Does Ryan have an explanation for his voting record? Why did he put party loyalty above loyalty to the principles he now claims to espouse? Or did he forget his small government principles during the Bush years? Did he only discover Ayn Rand in 2008?
Ryan was forced to try and explain. Here’s the exchange between Ryan and ABC News’ Christiane Amanpour.
AMANPOUR: Congressman Ryan, you actually voted for the Wall Street bailout, and indeed the auto bailout as well.RYAN: Right. The auto bailout in order to prevent TARP from going to the auto companies, because we already put $25 billion aside in an energy bill, which I disapproved of, to go to auto companies.
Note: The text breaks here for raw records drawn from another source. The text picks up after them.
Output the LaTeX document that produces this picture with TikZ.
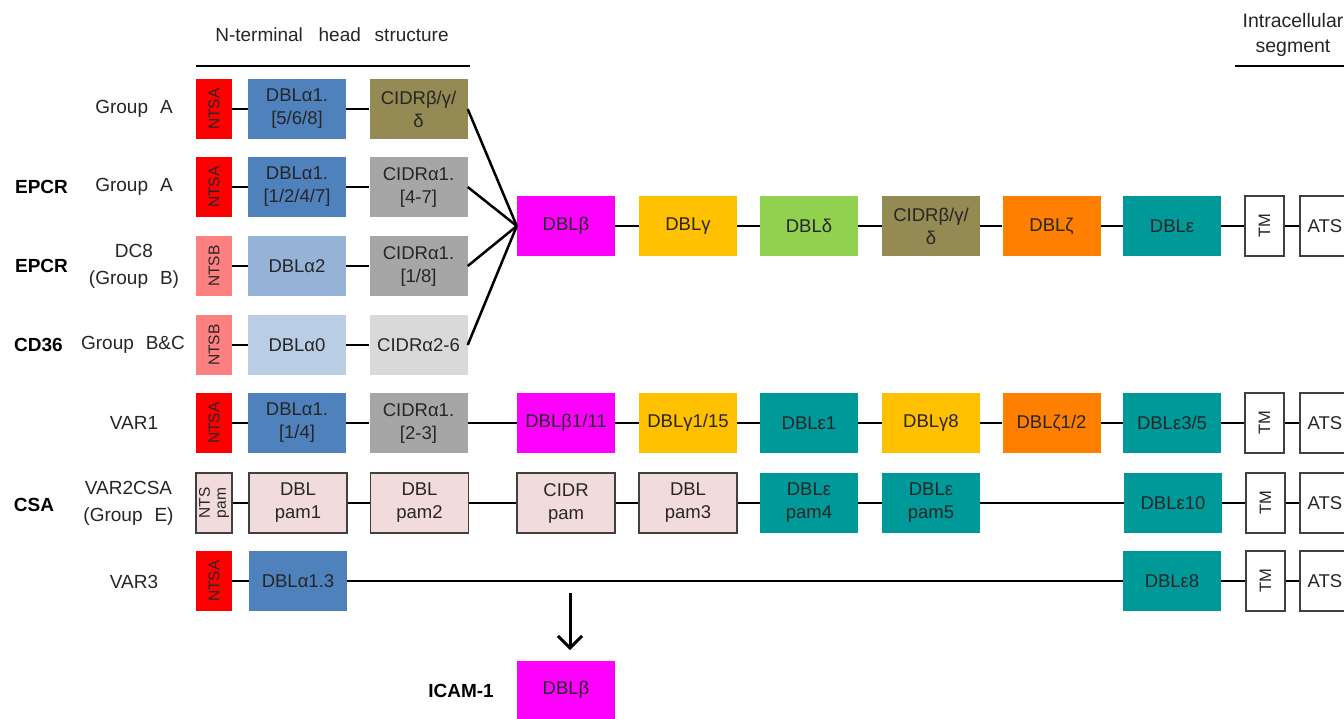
\documentclass[tikz,border=0pt]{standalone}
\usepackage{fontspec}
\setmainfont{Liberation Sans}
\usetikzlibrary{arrows.meta}
\definecolor{txt}{HTML}{262626}
\definecolor{ntsa}{HTML}{FF0000}
\definecolor{ntsb}{HTML}{FF8080}
\definecolor{dbla1}{HTML}{4F81BD}
\definecolor{dbla2}{HTML}{95B3D7}
\definecolor{dbla0}{HTML}{B9CDE5}
\definecolor{olive}{HTML}{948A54}
\definecolor{cidra}{HTML}{A6A6A6}
\definecolor{cidrl}{HTML}{D9D9D9}
\definecolor{mag}{HTML}{FF00FF}
\definecolor{dblg}{HTML}{FFC000}
\definecolor{dbld}{HTML}{92D050}
\definecolor{dblz}{HTML}{FF7F00}
\definecolor{teal2}{HTML}{009999}
\definecolor{pam}{HTML}{F2DCDB}
\definecolor{edge}{HTML}{404040}
\tikzset{
  box/.style={minimum width=98pt, minimum height=60pt, inner sep=0pt, align=center,
    text=txt, font=\fontsize{18.5}{23}\selectfont},
  ntsbox/.style={box, rotate=90, minimum width=60pt, minimum height=36pt,
    font=\fontsize{15.5}{16}\selectfont},
  tmbox/.style={box, rotate=90, minimum width=60pt, minimum height=39pt,
    draw=edge, line width=1.2pt, fill=white, font=\fontsize{16.5}{18}\selectfont},
  atsbox/.style={box, minimum width=50pt, draw=edge, line width=1.2pt, fill=white},
  pambox/.style={box, draw=edge, line width=1.2pt, fill=pam},
  lab/.style={text=txt, align=center, font=\fontsize{19}{27}\selectfont},
  blab/.style={text=black, font=\fontsize{19}{22}\selectfont\bfseries},
  conn/.style={line width=2.5pt, draw=black},
}
\begin{document}
\begin{tikzpicture}[x=1pt,y=1pt]
\fill[white] (0,0) rectangle (1344,-718);
\useasboundingbox (0,0) rectangle (1344,-718);

% headers
\node[lab] (hdr) at (332,-35) {N-terminal\hspace{0.55em} head\hspace{0.45em} structure};
\coordinate (hl1) at (196,-66); \coordinate (hl2) at (470,-66);
\draw[conn] (hl1) -- (hl2);
\node[lab, font=\fontsize{19.5}{25}\selectfont] (ihdr) at (1293,-35) {Intracellular\\segment};
\coordinate (il1) at (1235,-66); \coordinate (il2) at (1350,-66);
\draw[conn] (il1) -- (il2);

% left labels
\node[lab] (l1) at (134,-109) {Group\hspace{0.35em} A};
\node[blab] (ep1) at (41.5,-187) {EPCR};
\node[lab] (l2) at (134,-187) {Group\hspace{0.35em} A};
\node[blab] (ep2) at (41.5,-266) {EPCR};
\node[lab] (l3) at (134,-266) {DC8\\(Group\hspace{0.35em} B)};
\node[blab] (cd) at (38.5,-345) {CD36};
\node[lab] (l4) at (133,-345) {Group\hspace{0.35em} B\&C};
\node[lab] (l5) at (134,-423) {VAR1};
\node[blab] (csa) at (34,-505) {CSA};
\node[lab] (l6) at (128.5,-503) {VAR2CSA\\(Group\hspace{0.35em} E)};
\node[lab] (l7) at (134,-582) {VAR3};

% row 1
\node[ntsbox, fill=ntsa] (n1) at (214,-109) {NTSA};
\node[box, fill=dbla1] (a1) at (297,-109) {DBLα1.\\{[5/6/8]}};
\node[box, fill=olive] (c1) at (418.5,-109) {CIDRβ/γ/\\δ};
\draw[conn] (n1) -- (a1); \draw[conn] (a1) -- (c1);
% row 2
\node[ntsbox, fill=ntsa] (n2) at (214,-187) {NTSA};
\node[box, fill=dbla1] (a2) at (297,-187) {DBLα1.\\{[1/2/4/7]}};
\node[box, fill=cidra] (c2) at (418.5,-187) {CIDRα1.\\{[4-7]}};
\draw[conn] (n2) -- (a2); \draw[conn] (a2) -- (c2);
% row 3
\node[ntsbox, fill=ntsb] (n3) at (214,-266) {NTSB};
\node[box, fill=dbla2] (a3) at (297,-266) {DBLα2};
\node[box, fill=cidra] (c3) at (418.5,-266) {CIDRα1.\\{[1/8]}};
\draw[conn] (n3) -- (a3); \draw[conn] (a3) -- (c3);
% row 4
\node[ntsbox, fill=ntsb] (n4) at (214,-345) {NTSB};
\node[box, fill=dbla0] (a4) at (297,-345) {DBLα0};
\node[box, fill=cidrl] (c4) at (418.5,-345) {CIDRα2-6};
\draw[conn] (n4) -- (a4); \draw[conn] (a4) -- (c4);

% central row
\node[box, fill=mag] (b) at (566,-226) {DBLβ};
\node[box, fill=dblg] (g) at (688,-226) {DBLγ};
\node[box, fill=dbld] (d) at (809,-226) {DBLδ};
\node[box, fill=olive] (cd0) at (931,-226) {CIDRβ/γ/\\δ};
\node[box, fill=dblz] (z) at (1051.5,-226) {DBLζ};
\node[box, fill=teal2] (e) at (1172,-226) {DBLε};
\node[tmbox] (tm) at (1264.5,-226) {TM};
\node[atsbox] (ats) at (1325,-226) {ATS};
\draw[conn] (b) -- (g); \draw[conn] (g) -- (d); \draw[conn] (d) -- (cd0);
\draw[conn] (cd0) -- (z); \draw[conn] (z) -- (e); \draw[conn] (e) -- (tm);
\draw[conn] (tm) -- (ats);
% fan
\draw[conn] (c1.east) -- (b.west);
\draw[conn] (c2.east) -- (b.west);
\draw[conn] (c3.east) -- (b.west);
\draw[conn] (c4.east) -- (b.west);

% row 5 VAR1
\node[ntsbox, fill=ntsa] (n5) at (214,-423) {NTSA};
\node[box, fill=dbla1] (a5) at (297,-423) {DBLα1.\\{[1/4]}};
\node[box, fill=cidra] (c5) at (418.5,-423) {CIDRα1.\\{[2-3]}};
\node[box, fill=mag] (b5) at (566,-423) {DBLβ1/11};
\node[box, fill=dblg] (g5) at (688,-423) {DBLγ1/15};
\node[box, fill=teal2] (e5) at (809,-423) {DBLε1};
\node[box, fill=dblg] (y5) at (931,-423) {DBLγ8};
\node[box, fill=dblz] (z5) at (1051.5,-423) {DBLζ1/2};
\node[box, fill=teal2] (ee5) at (1172,-423) {DBLε3/5};
\node[tmbox] (tm5) at (1264.5,-423) {TM};
\node[atsbox] (ats5) at (1325,-423) {ATS};
\draw[conn] (n5) -- (a5); \draw[conn] (a5) -- (c5); \draw[conn] (c5) -- (b5);
\draw[conn] (b5) -- (g5); \draw[conn] (g5) -- (e5); \draw[conn] (e5) -- (y5);
\draw[conn] (y5) -- (z5); \draw[conn] (z5) -- (ee5); \draw[conn] (ee5) -- (tm5);
\draw[conn] (tm5) -- (ats5);

% row 6 VAR2CSA
\node[ntsbox, draw=edge, line width=1.2pt, fill=pam, font=\fontsize{15.5}{16}\selectfont] (n6) at (214,-503) {NTS\\pam};
\node[pambox] (p1) at (298,-503) {DBL\\pam1};
\node[pambox] (p2) at (419.5,-503) {DBL\\pam2};
\node[pambox] (cp) at (566,-503) {CIDR\\pam};
\node[pambox] (p3) at (688,-503) {DBL\\pam3};
\node[box, fill=teal2] (p4) at (809,-503) {DBLε\\pam4};
\node[box, fill=teal2] (p5) at (931,-503) {DBLε\\pam5};
\node[box, fill=teal2] (e10) at (1173,-503) {DBLε10};
\node[tmbox] (tm6) at (1265.5,-503) {TM};
\node[atsbox] (ats6) at (1325,-503) {ATS};
\draw[conn] (n6) -- (p1); \draw[conn] (p1) -- (p2); \draw[conn] (p2) -- (cp);
\draw[conn] (cp) -- (p3); \draw[conn] (p3) -- (p4); \draw[conn] (p4) -- (p5);
\draw[conn] (p5) -- (e10); \draw[conn] (e10) -- (tm6); \draw[conn] (tm6) -- (ats6);

% row 7 VAR3
\node[ntsbox, fill=ntsa] (n7) at (214,-581) {NTSA};
\node[box, fill=dbla1] (a7) at (298,-581) {DBLα1.3};
\node[box, fill=teal2] (e8) at (1172,-581) {DBLε8};
\node[tmbox] (tm7) at (1265.5,-581) {TM};
\node[atsbox] (ats7) at (1325,-581) {ATS};
\draw[conn] (n7) -- (a7); \draw[conn] (a7) -- (e8); \draw[conn] (e8) -- (tm7);
\draw[conn] (tm7) -- (ats7);

% ICAM-1
\coordinate (ar1) at (570,-593);
\coordinate (ar2) at (570,-650);
\draw[line width=3pt, -{Straight Barb[length=12pt,width=24pt,line width=3pt]}] (ar1) -- (ar2);
\node[box, fill=mag, minimum height=58pt] (bi) at (566,-690) {DBLβ};
\node[blab] (icam) at (461,-691) {ICAM-1};
\end{tikzpicture}
\end{document}
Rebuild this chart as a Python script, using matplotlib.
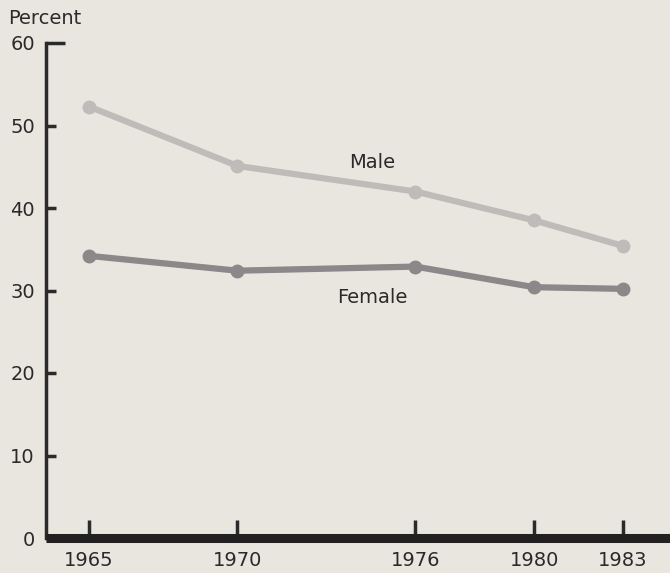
import matplotlib
matplotlib.use("Agg")
import matplotlib.pyplot as plt

years = [1965, 1970, 1976, 1980, 1983]
male = [52.3, 45.1, 42.0, 38.5, 35.4]
female = [34.2, 32.4, 32.9, 30.4, 30.2]
yticks = [0, 10, 20, 30, 40, 50, 60]

BG = "#e8e6df"
INK = "#2b2a2a"
FONT = "DejaVu Sans"

fig = plt.figure(figsize=(6.7, 5.73), dpi=100, facecolor=BG)
ax = fig.add_axes([46 / 670, 35 / 573, 624 / 670, 495 / 573])
ax.set_facecolor(BG)

ax.plot(years, male, color="#bdbcb8", lw=4.5, marker="o", ms=9, solid_capstyle="round")
ax.plot(years, female, color="#8a8888", lw=4.5, marker="o", ms=9, solid_capstyle="round")

ax.text(1974.55, 45.5, "Male", fontsize=14, color=INK, family=FONT, ha="center", va="center")
ax.text(1974.55, 29.2, "Female", fontsize=14, color=INK, family=FONT, ha="center", va="center")
fig.text(8 / 670, 1 - 18 / 573, "Percent", fontsize=14, color=INK, family=FONT, va="center")

ax.set_xlim(1963.55, 1984.58)
ax.set_ylim(0, 60)
ax.set_xticks(years)
ax.set_yticks(yticks)
ax.set_xticklabels([str(y) for y in years], family=FONT, fontsize=14, color=INK)
ax.set_yticklabels([str(v) for v in yticks], family=FONT, fontsize=14, color=INK)

for s in ["top", "right"]:
    ax.spines[s].set_visible(False)
ax.spines["left"].set_linewidth(2.5)
ax.spines["left"].set_color(INK)
ax.spines["bottom"].set_linewidth(6.5)
ax.spines["bottom"].set_color("#222020")
ax.spines["bottom"].set_capstyle("butt")

ax.tick_params(axis="x", direction="in", length=13, width=2.5, color=INK, pad=9)
ax.tick_params(axis="y", direction="in", length=7, width=2.5, color=INK, pad=8)
# the top tick is drawn longer, like a bracket
ax.yaxis.get_major_ticks()[-1].tick1line.set_markersize(14)

fig.savefig("out.png", dpi=100, facecolor=BG)
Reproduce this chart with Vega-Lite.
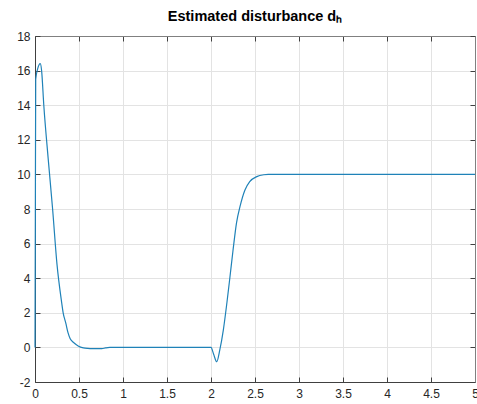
{
  "$schema": "https://vega.github.io/schema/vega-lite/v6.json",
  "width": 440,
  "height": 346,
  "autosize": "none",
  "padding": {"left": 35, "top": 36, "right": 2, "bottom": 22},
  "background": "white",
  "title": {
    "text": "Estimated disturbance dₕ",
    "font": "Liberation Sans",
    "fontSize": 14.5,
    "fontWeight": "bold",
    "color": "#000000",
    "anchor": "middle",
    "offset": 6
  },
  "config": {
    "view": {"stroke": null},
    "axis": {
      "labelFont": "Liberation Sans",
      "labelFontSize": 12,
      "labelColor": "#262626",
      "domainColor": "#404040",
      "domainWidth": 1,
      "tickColor": "#404040",
      "tickSize": -5,
      "gridColor": "#e3e3e3",
      "gridWidth": 1,
      "title": null
    }
  },
  "data": {
    "values": [
      {"t": 0, "v": 0},
      {"t": 0.004, "v": 7.5},
      {"t": 0.008, "v": 15.5},
      {"t": 0.03, "v": 16.1},
      {"t": 0.06, "v": 16.4},
      {"t": 0.075, "v": 16.0},
      {"t": 0.1, "v": 14.0},
      {"t": 0.15, "v": 10.9},
      {"t": 0.2, "v": 8.0},
      {"t": 0.25, "v": 4.8},
      {"t": 0.3, "v": 2.7},
      {"t": 0.32, "v": 2.0},
      {"t": 0.35, "v": 1.4},
      {"t": 0.375, "v": 0.85},
      {"t": 0.4, "v": 0.5},
      {"t": 0.435, "v": 0.3},
      {"t": 0.47, "v": 0.15},
      {"t": 0.51, "v": 0.03},
      {"t": 0.55, "v": -0.03},
      {"t": 0.6, "v": -0.06},
      {"t": 0.65, "v": -0.07},
      {"t": 0.76, "v": -0.07},
      {"t": 0.8, "v": -0.03},
      {"t": 0.85, "v": 0},
      {"t": 2.0, "v": 0},
      {"t": 2.03, "v": -0.4},
      {"t": 2.065, "v": -0.83},
      {"t": 2.1, "v": -0.15},
      {"t": 2.14, "v": 1.0},
      {"t": 2.18, "v": 2.55},
      {"t": 2.216, "v": 4.1},
      {"t": 2.25, "v": 5.6},
      {"t": 2.29, "v": 7.2},
      {"t": 2.33, "v": 8.15},
      {"t": 2.386, "v": 9.1},
      {"t": 2.44, "v": 9.58},
      {"t": 2.52, "v": 9.87},
      {"t": 2.6, "v": 9.98},
      {"t": 2.65, "v": 10},
      {"t": 5, "v": 10}
    ]
  },
  "layer": [
    {
      "mark": {"type": "line", "color": "#1f82b8", "strokeWidth": 1.2, "interpolate": "monotone"},
      "encoding": {
        "x": {
          "field": "t", "type": "quantitative",
          "scale": {"domain": [0, 5], "nice": false, "zero": false},
          "axis": {"values": [0, 0.5, 1, 1.5, 2, 2.5, 3, 3.5, 4, 4.5, 5], "format": "~g", "labelPadding": 11, "labelFlush": false, "labelOverlap": false}
        },
        "y": {
          "field": "v", "type": "quantitative",
          "scale": {"domain": [-2, 18], "nice": false, "zero": false},
          "axis": {"values": [-2, 0, 2, 4, 6, 8, 10, 12, 14, 16, 18], "format": "~g", "labelExpr": "replace(datum.label, '−', '-')", "labelPadding": 10, "labelFlush": false, "labelOverlap": false}
        }
      }
    },
    {
      "mark": {"type": "line", "opacity": 0},
      "encoding": {
        "x": {
          "field": "t", "type": "quantitative",
          "axis": {"orient": "top", "values": [0, 0.5, 1, 1.5, 2, 2.5, 3, 3.5, 4, 4.5, 5], "labels": false, "grid": false, "domainColor": "#808080"}
        },
        "y": {
          "field": "v", "type": "quantitative",
          "axis": {"orient": "right", "values": [-2, 0, 2, 4, 6, 8, 10, 12, 14, 16, 18], "labels": false, "grid": false, "domainColor": "#808080"}
        }
      }
    }
  ],
  "resolve": {"axis": {"x": "independent", "y": "independent"}}
}
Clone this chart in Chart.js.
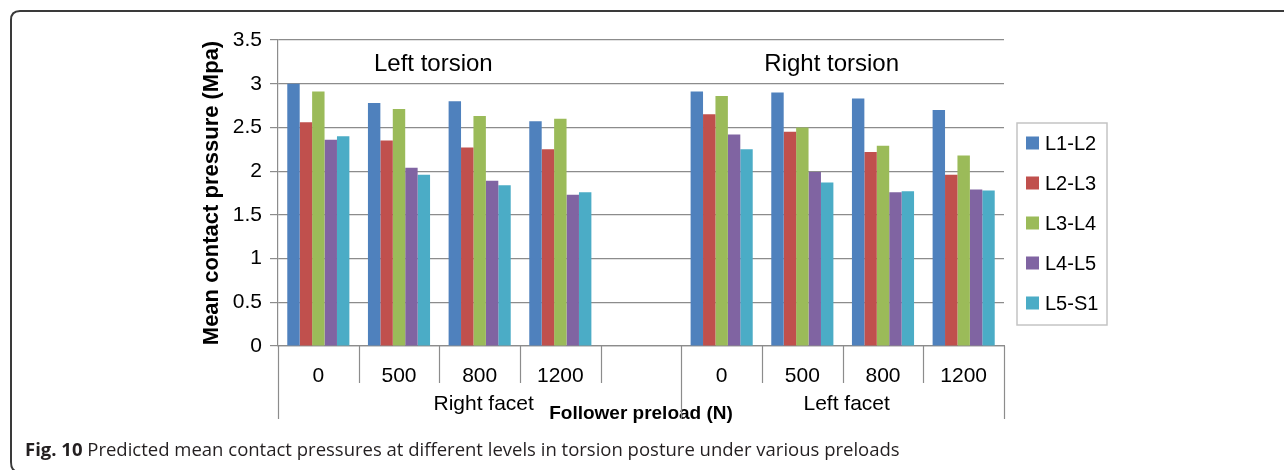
<!DOCTYPE html>
<html>
<head>
<meta charset="utf-8">
<script src="https://cdn.jsdelivr.net/npm/chart.js@4.4.1/dist/chart.umd.min.js"></script>
<style>
  html, body { margin: 0; padding: 0; background: #fff; }
  #wrap { width: 1284px; height: 470px; }
</style>
</head>
<body>
<div id="wrap"><canvas id="chart" width="1284" height="470"></canvas></div>
<script>
// categories: two groups of follower preloads with an empty slot between them
const categories = ['0', '500', '800', '1200', '', '0', '500', '800', '1200'];
const groupLabels = ['Right facet', 'Left facet'];
const groupRanges = [[0, 4], [5, 8]];
const torsionLabels = ['Left torsion', 'Right torsion'];

const levelNames = ['L1-L2', 'L2-L3', 'L3-L4', 'L4-L5', 'L5-S1'];
const levelColors = ['#4F81BD', '#C0504D', '#9BBB59', '#8064A2', '#4BACC6'];

const l1l2 = [3.00, 2.78, 2.80, 2.57, null, 2.91, 2.90, 2.83, 2.70];
const l2l3 = [2.56, 2.35, 2.27, 2.25, null, 2.65, 2.45, 2.22, 1.96];
const l3l4 = [2.91, 2.71, 2.63, 2.60, null, 2.86, 2.50, 2.29, 2.18];
const l4l5 = [2.36, 2.04, 1.89, 1.73, null, 2.42, 1.99, 1.76, 1.79];
const l5s1 = [2.40, 1.96, 1.84, 1.76, null, 2.25, 1.87, 1.77, 1.78];

const seriesValues = [l1l2, l2l3, l3l4, l4l5, l5s1];

const captionBold = 'Fig. 10';
const captionText = ' Predicted mean contact pressures at different levels in torsion posture under various preloads';

const SANS = '"Liberation Sans", Arial, sans-serif';
const GRID = '#8c8c8c';

// frame, caption, group labels, separators and legend
const extras = {
  id: 'extras',
  beforeDraw(chart) {
    const ctx = chart.ctx;
    ctx.save();
    ctx.fillStyle = '#fff';
    ctx.fillRect(0, 0, chart.width, chart.height);
    // figure frame: top rule and left rule with rounded corners
    ctx.strokeStyle = '#3a3a3a';
    ctx.lineWidth = 2;
    ctx.beginPath();
    ctx.moveTo(chart.width + 2, 11);
    ctx.lineTo(20, 11);
    ctx.quadraticCurveTo(11, 11, 11, 20);
    ctx.lineTo(11, 462);
    ctx.quadraticCurveTo(11, 469, 15, 471);
    ctx.stroke();
    ctx.restore();
  },
  afterDraw(chart) {
    const ctx = chart.ctx;
    const x = chart.scales.x, y = chart.scales.y;
    const area = chart.chartArea;
    const slot = (x.getPixelForValue(1) - x.getPixelForValue(0));
    ctx.save();

    // category separators below the axis
    ctx.strokeStyle = GRID;
    ctx.lineWidth = 1.2;
    const longAt = [];
    groupRanges.forEach(r => { longAt.push(r[0]); });
    longAt.push(categories.length);
    for (let i = 0; i <= categories.length; i++) {
      const px = Math.round(x.getPixelForValue(0) - slot / 2 + i * slot) + 0.5;
      const len = longAt.includes(i) ? 73 : 37;
      ctx.beginPath();
      ctx.moveTo(px, area.bottom);
      ctx.lineTo(px, area.bottom + len);
      ctx.stroke();
    }

    // group labels
    ctx.fillStyle = '#000';
    ctx.font = '21px ' + SANS;
    ctx.textAlign = 'center';
    ctx.textBaseline = 'middle';
    groupRanges.forEach((r, i) => {
      const cx = (x.getPixelForValue(r[0]) + x.getPixelForValue(r[1])) / 2;
      ctx.fillText(groupLabels[i], cx + 4, area.bottom + 58);
    });

    // torsion labels inside the plot
    ctx.font = '24px ' + SANS;
    const ty = y.getPixelForValue(3.22);
    ctx.fillText(torsionLabels[0], (x.getPixelForValue(1) + x.getPixelForValue(2)) / 2 - 6, ty);
    ctx.fillText(torsionLabels[1], (x.getPixelForValue(6) + x.getPixelForValue(7)) / 2 - 11, ty);

    // legend box
    const lx = 1017, ly = 123, lw = 90, lh = 202;
    ctx.strokeStyle = '#c4c4c4';
    ctx.lineWidth = 1.5;
    ctx.strokeRect(lx, ly, lw, lh);
    ctx.font = '20px ' + SANS;
    ctx.textAlign = 'left';
    chart.data.datasets.forEach((ds, i) => {
      const cy = ly + 20 + i * 40;
      ctx.fillStyle = ds.backgroundColor;
      ctx.fillRect(lx + 9, cy - 6.5, 13, 13);
      ctx.fillStyle = '#000';
      ctx.fillText(ds.label, lx + 28, cy + 1);
    });

    // caption
    ctx.textBaseline = 'middle';
    ctx.fillStyle = '#231f20';
    ctx.font = 'bold 18.5px "Open Sans", sans-serif';
    ctx.fillText(captionBold, 25, 451);
    const bw = ctx.measureText(captionBold).width;
    ctx.font = '18.5px "Open Sans", sans-serif';
    ctx.fillText(captionText, 25 + bw, 451);
    ctx.restore();
  }
};

const datasets = levelNames.map((name, i) => ({
  label: name,
  data: seriesValues[i],
  backgroundColor: levelColors[i],
  borderWidth: 0,
  categoryPercentage: 0.77,
  barPercentage: 1.0
}));

new Chart(document.getElementById('chart'), {
  type: 'bar',
  data: { labels: categories, datasets: datasets },
  plugins: [extras],
  options: {
    responsive: false,
    animation: false,
    layout: { padding: { left: 190, right: 280, top: 40, bottom: 0 } },
    plugins: {
      legend: { display: false },
      tooltip: { enabled: false }
    },
    scales: {
      x: {
        grid: { display: false },
        border: { display: true, color: GRID, width: 1.2 },
        ticks: {
          color: '#000',
          font: { family: SANS, size: 21 },
          padding: 10,
          maxRotation: 0,
          autoSkip: false
        },
        title: {
          display: true,
          text: 'Follower preload (N)',
          color: '#000',
          font: { family: SANS, size: 19, weight: 'bold' },
          padding: { top: 0, bottom: 45 }
        },
        afterFit(scale) { scale.height = 124; }
      },
      y: {
        min: 0,
        max: 3.5,
        grid: { color: GRID, lineWidth: 1.2, tickLength: 8 },
        border: { display: true, color: GRID, width: 1.2 },
        ticks: {
          stepSize: 0.5,
          color: '#000',
          padding: 8,
          font: { family: SANS, size: 21 },
          callback: v => String(v)
        },
        title: {
          display: true,
          text: 'Mean contact pressure (Mpa)',
          color: '#000',
          font: { family: SANS, size: 22, weight: 'bold' },
          padding: { top: 9, bottom: 0 }
        },
        afterFit(scale) { scale.width = 88; }
      }
    }
  }
});
</script>
</body>
</html>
What? Ryan later tried to clarify his remarks in an interview with the Daily Caller:
The president’s chief of staff made it extremely clear to me before the vote, which is either the auto companies get the money that was put in the Energy Department for them already — a bill that I voted against because I didn’t want to give them that money, which was only within the $25 billion, money that was already expended but not obligated — or the president was going to give them TARP, with no limit. That’s what they told me. That’s what the president’s chief of staff explained to me. I said, ‘Well, I don’t want them to get TARP. We want to keep TARP on a leash. We don’t want to expand it. So give them that Energy Department money that at least puts them out of TARP, and is limited.’ Well, where are we now? What I feared would happen did happen. The bill failed, and now they’ve got $87 billion from TARP, money we’re not going to get back. And now TARP, as a precedent established by the Bush administration, whereby the Obama administration now has turned this thing into its latest slush fund. And so I voted for that to prevent precisely what has happened, which I feared would happen.
Ryan should take a leaf out of Mr T.’s book and quit his jibber-jabber. He voted for TARP, as well as the auto bailout, and he has no reasonable explanation beyond fierce loyalty.
Republicans had two choices — Ron Paul and Gary Johnson — who are both consistent fiscal conservatives with no record of supporting bailouts or expansions of government, and no record of supporting costly pre-emptive wars. The Republican Party rejected both candidates, and instead went with two defenders of bailouts, two expanders of government, two believers in pre-emptive war and a large, powerful security state. That decision says an awful lot about the Republican Party.
People who want to see government play a smaller role in the economy and society should look elsewhere; outside of rhetoric both of the two major tickets have a track record of increasing the size and scope of government, increasing debt levels and bailing out favoured corporations.